● **PROBLEM REQUIREMENTS**: Pictures stay out of the copy. Please reproduce only the lines between the one holding "Emit a Python" and the one holding "years = np.arange(1978, 2014)", inclusive.
## START DATA FOR THIS TASK
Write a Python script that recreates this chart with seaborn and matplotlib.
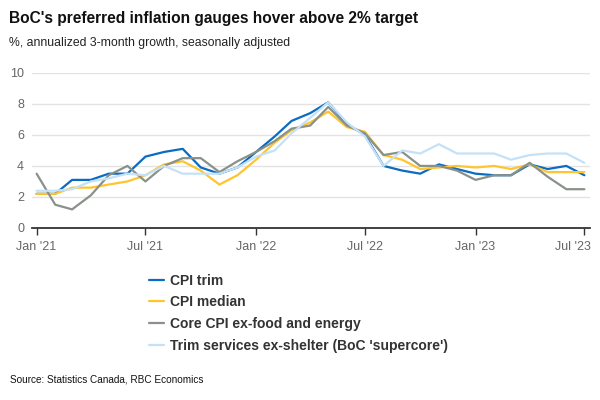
import pandas as pd
import numpy as np
import matplotlib
matplotlib.use("Agg")
import matplotlib.pyplot as plt
import matplotlib.dates as mdates
import matplotlib.transforms as mtransforms
import seaborn as sns

# monthly, Jan 2021 .. Jul 2023
months = pd.date_range("2021-01-01", "2023-07-01", freq="MS")

cpi_trim = [2.2, 2.2, 3.1, 3.1, 3.5, 3.5, 4.6, 4.9, 5.1, 3.9, 3.5, 3.9,
            4.9, 5.9, 6.9, 7.4, 8.1, 6.7, 6.0, 4.0, 3.7, 3.5, 4.1, 3.8,
            3.5, 3.4, 3.4, 4.1, 3.8, 4.0, 3.4]
cpi_median = [2.2, 2.2, 2.6, 2.6, 2.8, 3.0, 3.4, 4.1, 4.3, 3.7, 2.8, 3.4,
              4.4, 5.5, 6.3, 6.8, 7.5, 6.5, 6.2, 4.7, 4.4, 3.8, 3.9, 4.0,
              3.9, 4.0, 3.8, 4.1, 3.6, 3.6, 3.6]
core_cpi = [3.5, 1.5, 1.2, 2.1, 3.4, 4.0, 3.0, 4.0, 4.5, 4.5, 3.6, 4.3,
            4.9, 5.6, 6.4, 6.6, 7.8, 6.6, 6.1, 4.7, 4.9, 4.0, 4.0, 3.7,
            3.1, 3.4, 3.4, 4.2, 3.3, 2.5, 2.5]
supercore = [2.4, 2.4, 2.5, 3.0, 3.2, 3.5, 3.4, 4.0, 3.5, 3.5, 3.5, 3.9,
             4.6, 5.0, 6.1, 7.1, 8.1, 6.8, 5.9, 4.0, 5.0, 4.8, 5.4, 4.8,
             4.8, 4.8, 4.4, 4.7, 4.8, 4.8, 4.2]

labels = ["CPI trim", "CPI median", "Core CPI ex-food and energy",
          "Trim services ex-shelter (BoC 'supercore')"]
colors = ["#0a6bc2", "#ffc52e", "#8a908a", "#c4e1f8"]

df = pd.DataFrame({"date": np.tile(months, 4),
                   "value": cpi_trim + cpi_median + core_cpi + supercore,
                   "series": np.repeat(labels, len(months))})

sns.set_theme(style="white")
plt.rcParams["font.family"] = ["Liberation Sans", "DejaVu Sans"]

fig = plt.figure(figsize=(6, 4), dpi=100)
ax = fig.add_axes([0.053, 0.43, 0.93, 0.388])

sns.lineplot(data=df, x="date", y="value", hue="series", hue_order=labels,
             palette=colors, linewidth=1.6, ax=ax)

ax.set_ylim(0, 10)
ax.set_yticks([0, 2, 4, 6, 8, 10])
ax.set_xlim(pd.Timestamp("2020-12-24"), pd.Timestamp("2023-07-10"))
ax.xaxis.set_major_locator(mdates.MonthLocator(bymonth=[1, 7]))
ax.xaxis.set_major_formatter(mdates.DateFormatter("%b '%y"))
ax.set_xlabel("")
ax.set_ylabel("")
ax.grid(axis="y", color="#e3e3e3", linewidth=1)
for s in ["top", "right", "left"]:
    ax.spines[s].set_visible(False)
ax.spines["bottom"].set_color("#333333")
ax.spines["bottom"].set_linewidth(1.3)
ax.tick_params(axis="x", bottom=True, length=5, width=1, color="#333333",
               labelsize=9, labelcolor="#666666", pad=4)
ax.tick_params(axis="y", left=False, length=0, labelsize=9,
               labelcolor="#666666", pad=5.5)

# keep the last date label inside the figure
fig.canvas.draw()
last = ax.get_xticklabels()[-1]
last.set_horizontalalignment("right")
last.set_transform(last.get_transform() +
                   mtransforms.ScaledTranslation(6 / 100, 0, fig.dpi_scale_trans))

ax.legend(loc="upper left", bbox_to_anchor=(0.248, 0.316),
          bbox_transform=fig.transFigure, frameon=False,
          prop={"weight": "bold", "size": 10}, labelcolor="#333333",
          handlelength=1.1, handletextpad=0.45, labelspacing=0.55,
          borderpad=0, borderaxespad=0)

fig.text(0.015, 0.955, "BoC's preferred inflation gauges hover above 2% target",
         fontsize=11.2, fontweight="bold", color="#111111", va="center")
fig.text(0.015, 0.893, "%, annualized 3-month growth, seasonally adjusted",
         fontsize=8.8, color="#222222", va="center")
fig.text(0.017, 0.05, "Source: Statistics Canada, RBC Economics",
         fontsize=7.2, color="#111111", va="center")

fig.savefig("out.png", dpi=100)
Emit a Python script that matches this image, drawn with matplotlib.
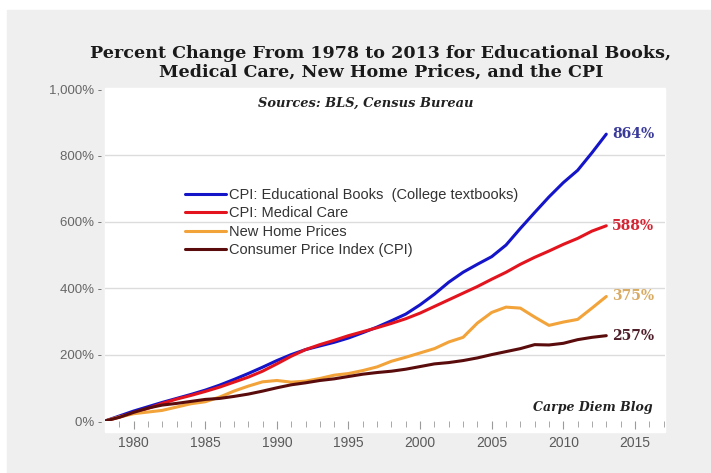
import numpy as np
import matplotlib.pyplot as plt
from matplotlib.patches import Rectangle

years = np.arange(1978, 2014)

# percent change since 1978
edu_books = [0, 15, 30, 43, 56, 68, 80, 93, 108, 125, 143, 162, 182, 200, 215, 226,
             237, 250, 266, 283, 302, 322, 350, 382, 418, 448, 472, 495, 530, 580,
             628, 675, 718, 755, 808, 864]
medical = [0, 12, 25, 38, 53, 66, 77, 89, 102, 117, 132, 150, 172, 195, 215, 230,
           243, 257, 269, 281, 294, 308, 325, 345, 365, 385, 405, 427, 448, 472,
           493, 512, 532, 550, 572, 588]
home = [0, 12, 22, 27, 32, 42, 52, 58, 72, 90, 105, 118, 122, 117, 120, 128,
        138, 143, 152, 163, 180, 192, 205, 218, 238, 252, 295, 327, 343, 340,
        313, 288, 298, 306, 340, 375]
cpi = [0, 11, 26, 39, 48, 53, 59, 65, 68, 74, 81, 90, 100, 109, 115, 122,
       127, 134, 141, 146, 150, 156, 164, 172, 176, 182, 190, 200, 209, 218,
       230, 229, 234, 245, 252, 257]

names = ['CPI: Educational Books  (College textbooks)', 'CPI: Medical Care',
         'New Home Prices', 'Consumer Price Index (CPI)']
colores = ['#1414c8', '#e3141e', '#f2a33a', '#5a0c0c']
col_texto = ['#3a3a9a', '#d42434', '#d9ab62', '#4e1e2a']
series = [edu_books, medical, home, cpi]
finales = ['864%', '588%', '375%', '257%']

W, H = 711, 473
fig = plt.figure(figsize=(W/100, H/100), dpi=100, facecolor='white')
fig.patches.append(Rectangle((7/W, 0), 1, 1 - 10/H, transform=fig.transFigure,
                             color='#efefef', zorder=-10))
fig.patches.append(Rectangle((105/W, 1 - 432/H), 560/W, (432 - 88)/H,
                             transform=fig.transFigure, color='white', zorder=-9))

ax = fig.add_axes([105/W, 1 - 421/H, 560/W, (421 - 89)/H])
ax.set_facecolor('white')

for v in [200, 400, 600, 800]:
    ax.axhline(v, color='#dcdcdc', lw=1, zorder=1)

for s, c, n in zip(series, colores, names):
    ax.plot(years, s, color=c, lw=2.2, label=n, zorder=3, solid_capstyle='round')

for s, c, t in zip(series, col_texto, finales):
    ax.annotate(t, (years[-1], s[-1]), xytext=(4, 0), textcoords='offset points',
                va='center', ha='left', color=c, fontsize=10, fontweight='bold',
                family='DejaVu Serif')

ax.set_xlim(1978, 2017.1)
ax.set_ylim(0, 1000)
for sp in ax.spines.values():
    sp.set_visible(False)

ax.set_xticks(range(1980, 2016, 5))
ax.set_xticks(range(1979, 2018), minor=True)
ax.tick_params(axis='x', which='major', length=6, color='#9a9a9a', labelsize=10,
               labelcolor='#5a5a5a', pad=5)
ax.tick_params(axis='x', which='minor', length=4, color='#9a9a9a')
ax.set_yticks(range(0, 1001, 200))
ax.set_yticklabels(['0% -', '200% -', '400% -', '600% -', '800% -', '1,000% -'])
ax.tick_params(axis='y', length=0, labelsize=9.5, labelcolor='#666666', pad=2)
for lab in ax.get_xticklabels() + ax.get_yticklabels():
    lab.set_family('Liberation Sans')

leg = ax.legend(loc='upper left', bbox_to_anchor=(185/W, 1 - 188/H),
                bbox_transform=fig.transFigure, frameon=False, borderpad=0,
                borderaxespad=0, handlelength=2.8, handletextpad=0.25,
                labelspacing=0.3, prop={'family': 'Liberation Sans', 'size': 10.5})
for t in leg.get_texts():
    t.set_color('#333333')

fig.text(381/W, 1 - 63/H,
         'Percent Change From 1978 to 2013 for Educational Books,\n'
         'Medical Care, New Home Prices, and the CPI',
         ha='center', va='center', fontsize=12.6, fontweight='bold',
         family='DejaVu Serif', color='#1a1a1a', linespacing=1.1)
fig.text(366/W, 1 - 103/H, 'Sources: BLS, Census Bureau', ha='center', va='center',
         fontsize=9.4, fontweight='bold', style='italic', family='DejaVu Serif',
         color='#222222')
fig.text(653/W, 1 - 407/H, 'Carpe Diem Blog', ha='right', va='center',
         fontsize=9, fontweight='bold', style='italic', family='DejaVu Serif',
         color='#222222')

plt.savefig('out.png', dpi=100, facecolor=fig.get_facecolor())
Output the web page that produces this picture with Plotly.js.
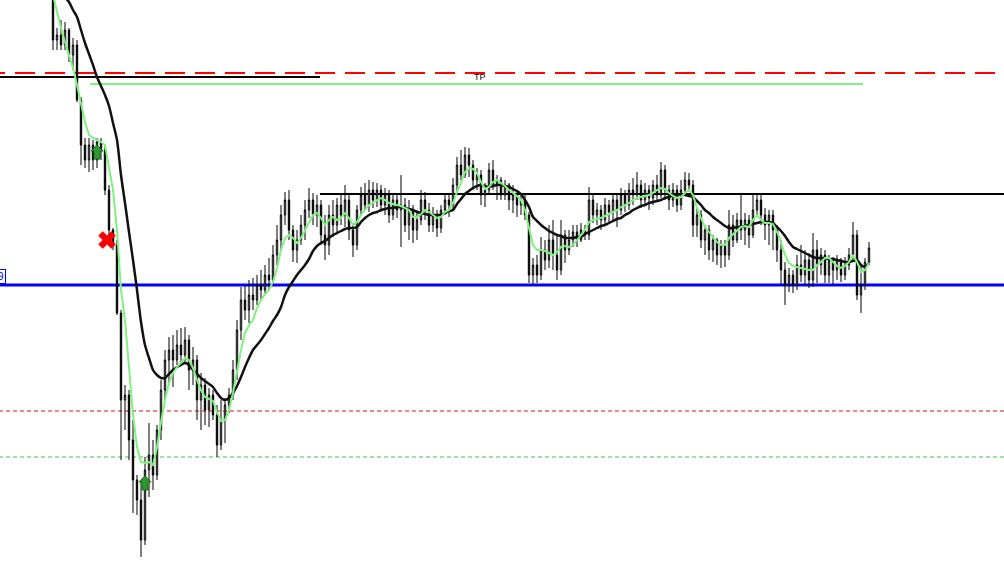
<!DOCTYPE html>
<html><head><meta charset="utf-8">
<script src="https://cdn.plot.ly/plotly-3.0.1.min.js"></script>
<style>html,body{margin:0;padding:0;background:#fff;overflow:hidden}#chart{width:1004px;height:575px}</style>
</head><body><div id="chart"></div>
<script>
// ---- candle data (price in points) ----
const openP=[585,535,540,530,545,520,530,475,430,415,
430,415,433,425,385,345,330,262,175,180,
135,95,75,35,105,120,100,145,185,215,
225,215,230,220,235,205,215,175,190,165,
180,160,130,155,170,180,205,245,275,265,
280,275,290,285,300,295,320,335,360,375,
345,325,335,350,365,375,360,370,340,330,
360,350,370,360,375,345,330,365,380,370,
385,375,385,370,380,360,375,365,370,350,
365,345,355,375,365,350,360,347,365,375,
370,390,410,400,420,410,395,400,380,385,
405,390,395,380,390,375,380,370,375,360,
300,310,300,325,315,335,320,305,340,325,
335,343,335,345,340,375,360,365,355,370,
363,375,365,380,370,385,380,390,375,385,
377,390,380,405,385,375,385,370,385,395,
390,350,360,335,345,325,335,320,330,320,
350,335,355,345,355,340,365,375,360,350,
360,345,325,305,290,300,290,310,300,315,
295,325,310,320,300,315,305,315,300,310,
320,340,280,290,313];
const highP=[590,547,555,553,547,537,535,478,437,437,
435,437,437,430,390,347,335,265,190,185,
155,100,95,118,152,135,150,195,225,238,
240,245,247,248,240,228,220,202,197,187,
185,170,175,177,187,215,255,288,290,295,
297,300,305,310,317,330,350,370,383,385,
350,345,360,375,387,382,380,375,360,370,
375,377,382,390,380,352,370,388,392,395,
393,392,390,387,385,382,380,400,377,375,
370,365,385,383,372,368,365,370,382,380,
397,418,425,428,427,415,407,405,392,412,
415,400,398,395,392,390,385,382,382,363,
317,320,338,335,350,355,340,355,345,345,
350,350,352,350,388,380,372,370,377,375,
382,380,387,385,392,397,403,395,392,390,
395,400,413,410,390,392,390,395,403,402,
395,367,365,350,350,340,337,335,335,365,
360,362,382,362,360,382,382,380,367,365,
365,350,335,313,307,305,320,330,325,322,
342,335,327,325,320,318,320,317,318,327,
353,345,310,317,333];
const lowP=[525,525,525,525,513,505,473,410,407,403,
405,407,415,380,340,325,260,115,145,115,
62,60,18,30,78,85,95,135,175,190,
188,210,213,212,185,190,155,145,150,148,
155,118,125,132,162,175,195,235,255,252,
265,270,275,280,285,290,310,325,350,335,
313,312,330,335,357,350,348,330,315,320,
338,343,350,348,335,318,325,360,365,363,
367,368,363,360,352,355,357,328,343,335,
332,335,350,355,343,343,338,342,360,358,
365,380,395,397,398,385,385,370,368,380,
385,375,375,375,365,362,358,360,355,292,
290,292,295,305,307,305,295,300,312,320,
328,328,333,335,335,352,350,345,350,353,
355,348,360,363,365,370,375,367,370,365,
370,375,377,375,365,368,363,365,382,383,
338,338,327,320,315,313,310,307,308,315,
328,332,335,330,327,337,358,350,335,330,
325,313,290,270,283,282,285,293,290,287,
288,292,300,292,292,290,295,293,295,305,
313,275,262,285,310];
const closeP=[535,540,530,545,520,530,475,430,415,430,
415,433,425,385,345,330,262,175,180,135,
95,75,35,105,120,100,145,185,215,225,
215,230,220,235,205,215,175,190,165,180,
160,130,155,170,180,205,245,275,265,280,
275,290,285,300,295,320,335,360,375,345,
325,335,350,365,375,360,370,340,330,360,
350,370,360,375,345,330,365,380,370,385,
375,385,370,380,360,375,365,370,350,365,
345,355,375,365,350,360,347,365,375,370,
390,410,400,420,410,395,400,380,385,405,
390,395,380,390,375,380,370,375,360,300,
310,300,325,315,335,320,305,340,325,335,
343,335,345,340,375,360,365,355,370,363,
375,365,380,370,385,380,390,375,385,377,
390,380,405,385,375,385,370,385,395,390,
350,360,335,345,325,335,320,330,320,350,
335,355,345,355,340,365,375,360,350,360,
345,325,305,290,300,290,310,300,315,295,
325,310,320,300,315,305,315,300,310,320,
340,280,290,313,327];
// ---- moving averages, one value per candle ----
const fastMA=[580,563,547,533,520,507,490,470,453,440,
437,435,433,430,407,385,345,285,255,205,
160,128,113,112,113,110,128,153,175,192,
202,208,213,217,215,207,195,185,178,176,
174,163,154,155,165,182,205,225,242,250,
255,267,275,281,285,293,307,325,337,340,
337,332,337,345,353,360,362,357,350,355,
358,355,357,362,357,350,353,360,365,370,
372,375,377,375,372,371,370,369,367,365,
358,358,361,365,363,360,357,358,363,365,
372,383,392,403,407,406,402,393,386,388,
393,395,392,389,385,382,379,375,365,347,
330,325,325,324,322,320,323,328,329,328,
330,335,339,345,353,355,356,357,359,361,
363,365,368,370,372,375,377,378,379,380,
382,385,387,386,382,379,377,378,382,385,
380,367,357,348,343,338,333,330,330,337,
341,345,348,349,348,355,360,355,352,352,
351,343,333,320,312,309,308,307,306,305,
305,310,313,317,317,313,309,307,309,313,
320,313,303,305,312];
const slowMA=[605,595,585,578,573,565,558,545,532,521,
510,498,489,480,469,452,435,400,372,343,
315,285,253,230,217,205,200,197,197,201,
205,208,210,212,210,205,201,197,194,191,
188,182,177,175,177,182,189,198,208,217,
225,230,235,241,247,254,260,268,280,288,
294,300,305,310,316,324,329,332,334,337,
340,342,344,346,347,347,348,353,357,360,
362,363,365,366,367,367,368,368,367,366,
365,363,362,361,360,360,360,360,362,364,
365,371,376,381,384,387,389,390,389,388,
389,390,390,389,388,386,384,381,375,368,
358,354,350,347,344,342,340,339,337,337,
337,338,338,341,343,345,347,349,350,352,
354,356,357,360,362,365,367,369,370,372,
373,374,375,377,378,380,380,381,380,379,
378,374,370,365,362,358,355,352,349,347,
347,348,348,349,350,351,352,353,353,353,
352,348,344,339,333,328,326,324,322,320,
318,317,317,317,316,316,315,314,313,313,
314,315,310,308,312];
// ---- horizontal levels ----
const levelPrice=[502,498,491,381,290,164,118];
const levelFrom=[-17,-17,9.25,66.75,-17,-17,-17];   // bar index where the level starts
const levelTo=[240,66.75,202.5,240,240,240,240];    // bar index where it ends
const levelColor=['#ff0000','#000000','#80f080','#000000','#0000ff','#d01010','#40c040'];
const levelWidth=[2,2,2,2,3,1,1];
const levelDash=['20px,10px','solid','solid','solid','solid','4px,3px','4px,3px'];
// ---- signals ----
const buyBar=[11,23];
const buyPrice=[423,92];
const closeBar=[13.5];
const closePrice=[335];
const labelText=['TP'];
const labelBar=[106.75];
const labelPrice=[498];
const tagText='9';
const tagPrice=290;

const idx=closeP.map((_,i)=>i);

const traces=[
  {type:'candlestick',x:idx,open:openP,high:highP,low:lowP,close:closeP,
   increasing:{line:{color:'#000',width:1},fillcolor:'#ffffff'},
   decreasing:{line:{color:'#000',width:1},fillcolor:'#000000'},
   whiskerwidth:0,hoverinfo:'skip',showlegend:false},
  {type:'scatter',mode:'lines',x:idx,y:slowMA,line:{color:'#111',width:2.5,shape:'spline',smoothing:0.8},hoverinfo:'skip',showlegend:false},
  {type:'scatter',mode:'lines',x:idx,y:fastMA,line:{color:'#80f080',width:2},hoverinfo:'skip',showlegend:false},
  {type:'scatter',mode:'markers',x:closeBar,y:closePrice,
   marker:{symbol:'x',size:15,color:'#ff0000',line:{color:'#cc0000',width:0.5}},hoverinfo:'skip',showlegend:false}
];

const shapes=levelPrice.map((p,k)=>({type:'line',xref:'x',yref:'y',x0:levelFrom[k],x1:levelTo[k],y0:p,y1:p,
  layer:'below',line:{color:levelColor[k],width:levelWidth[k],dash:levelDash[k]}}));
buyBar.forEach((b,k)=>{
  shapes.push({type:'path',xref:'x',yref:'y',xsizemode:'pixel',ysizemode:'pixel',xanchor:b,yanchor:buyPrice[k],
    path:'M0,7 L6,1 L3,1 L3,-7 L-3,-7 L-3,1 L-6,1 Z',fillcolor:'#2c9a2c',line:{color:'#1a6a1a',width:1},layer:'above'});
});

const annotations=labelText.map((t,k)=>({x:labelBar[k],y:labelPrice[k],xref:'x',yref:'y',text:t,showarrow:false,
  font:{family:'Liberation Sans, Arial, sans-serif',size:9,color:'#000'},xanchor:'center',yanchor:'middle'}));
annotations.push({x:0,y:tagPrice,xref:'paper',yref:'y',text:tagText,showarrow:false,xanchor:'left',yanchor:'bottom',
  xshift:-4,yshift:1,font:{family:'Liberation Sans, Arial, sans-serif',size:10,color:'#0000ff'},
  bgcolor:'#ffffff',bordercolor:'#0000ff',borderwidth:1,borderpad:1});

const layout={width:1004,height:575,margin:{l:0,r:0,t:0,b:0},paper_bgcolor:'#fff',plot_bgcolor:'#fff',
  showlegend:false,boxgap:0.5,
  xaxis:{range:[-13.25,237.75],visible:false,showgrid:false,zeroline:false,rangeslider:{visible:false},fixedrange:true},
  yaxis:{range:[0,575],visible:false,showgrid:false,zeroline:false,fixedrange:true},
  shapes:shapes,annotations:annotations};
Plotly.newPlot('chart',traces,layout,{staticPlot:true,displayModeBar:false});
</script></body></html>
## END DATA FOR THIS TASK
● **WORKED SOLUTION**:
Emit a Python script that matches this image, drawn with matplotlib.
import numpy as np
import matplotlib.pyplot as plt
from matplotlib.patches import Rectangle

years = np.arange(1978, 2014)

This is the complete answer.